Thanks for the insight. More of us would do well to be so well informed and articulate.

8. J Landon | 12.05.08

If Weiss had caught that Asian Carp he would not have a hand or arm left.
Ask anyone who has happened to catch one.

9. Kevin Keck | 12.05.08

One interesting aspect of this Compact is the establishment of the Great Lake’s watershed as a spatial limit for the distribution of Great Lakes freshwater.

The implications for this rule has grave implications for one Wisconsin Community. Waukesha is located close to Milwaukee, but just over the sub-continental divide. Rain that falls in Waukesha drains towards the Mississippi. (Akron, Ohio is another community that straddles the basin)

The residents in scrawling Waukesha County have a history of resisting regional transit initiatives that would tie their suburban communities closer to Metropolitan Milwaukee. Unfortunately, the Waukesha area has also mismanaged its once pristine groundwater (Waukesha spring water was pumped directly to the 1893 Chicago Exposition). The water table in Waukesha has been depleted so that new deeper wells extract radium contaminated water that does not meet federal requirements.
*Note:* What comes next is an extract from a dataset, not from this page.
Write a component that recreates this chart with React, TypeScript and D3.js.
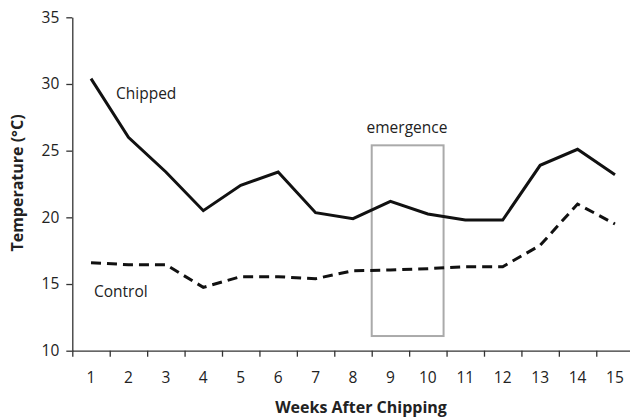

In order to obtain Lake Michigan water, Waukesha has argued that its underground limestone deposits channel water towards the Lake Michigan basin. It also recently proposed pumping its effluent through a 10 mile pipeline to Underwood Creek so that its wastewater would drain into Lake Michigan.
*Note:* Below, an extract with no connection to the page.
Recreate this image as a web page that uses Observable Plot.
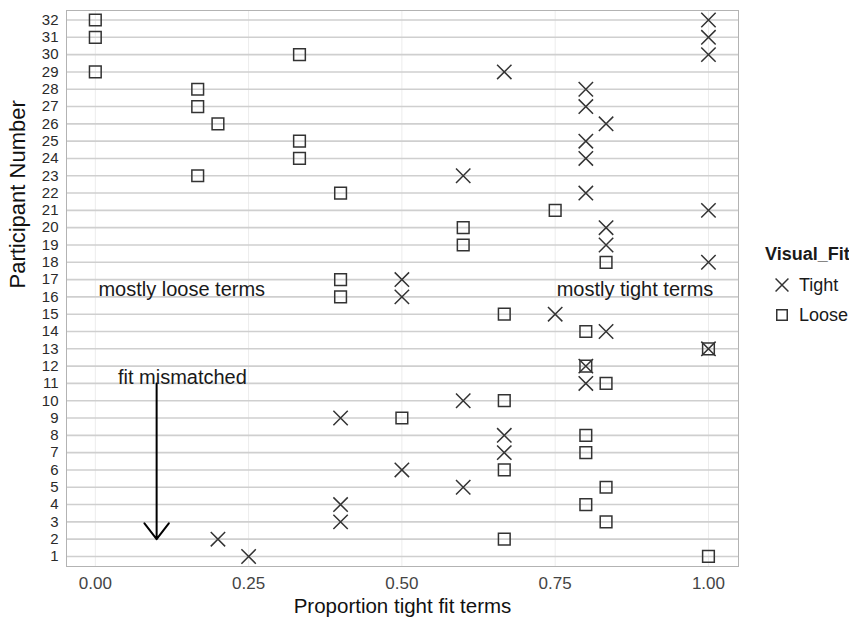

http://www.jsonline.com/news/waukesha/34430914.html

It’s ironic that this pipeline could be built under an abandoned railroad right of way that could have provided an ideal regional transit connection.

10. Matt Schmerbauch | 12.08.08

@martin weiss

Asian carp, and more specifically Silver Carp are filter feeders, AKA they just eat the plankton and zooplankton in the water. They are very efficient at it, thus competing with other filter feeding fish, and nearly every juvenile aged fish. And seeing as their non-native and have no natural predators, they would become uninhibited eating machines sucking nutrients out of the lake. This species is the one that we are most concerned about, and the one that is getting closer and closer to the lakes. So although I don’t doubt you caught carp in lake Michigan in 1988, it was not the ones that are causing the most concern at the moment.

11. Alexander Jablanczy | 12.08.08

I am amazed that some Yanks are just as dumb as Canucks who politicise everything. Everything is the fault of Bush Harper and is connected to global warming. Or not.
Lake Superior is too cold for carp,they would freeze.
In lake Huron there is carp but not in this Lake. The real problem here is lamprey. A few years ago I caught a coaster, a beautiful silver speckled trout. All salmonids are silver in the lake.
only the pike are different.
We bought a camp on a rock in 1992 in Goulais Bay. On a clear day we can see the UP. I scraped my canoe on a huge rock I call Gibraltar and have been measuring and marking the water level every year of Lake Superior on the near vertical rock face. It was osciallating for 15 years but reached a level three feet below that of the mark of the canoe. I thought the end of the world or at least of Lake Superior was coming. Multiply 1 metre by the surface area of the Lake and you have got several cubic miles of water. Then all of a sudden two years ago it started to rise and almost recovered, being only six inches below 1992 peak level now, no longer three feet lower.
So the priamry brute fact about the level of Lake Superior is that it fluctuates wildly from season to season from year to year. They control the outflow at Sault Ste Marie, but the real control is snowfall rain and evaporation. Once there was scarecly any ice but another time supposedly the whole lake froze over completely. One year the shipping went on all winter but soem winters it!s closed for three or four months or more.
So there you have it. Variability fluctuation oscillating trends in all parameters.
Long term but that is in geological time of thousands of years it will disappear, but in human terms of length of civilizations it is eternal or permanent. So far.
The only time we see these ships is during the stormy season in November when
they come in and hide from the waves in Goulais Bay sometimes almost ten of these Leviathans far on the N shore. This year 2OO8 no storms no ships.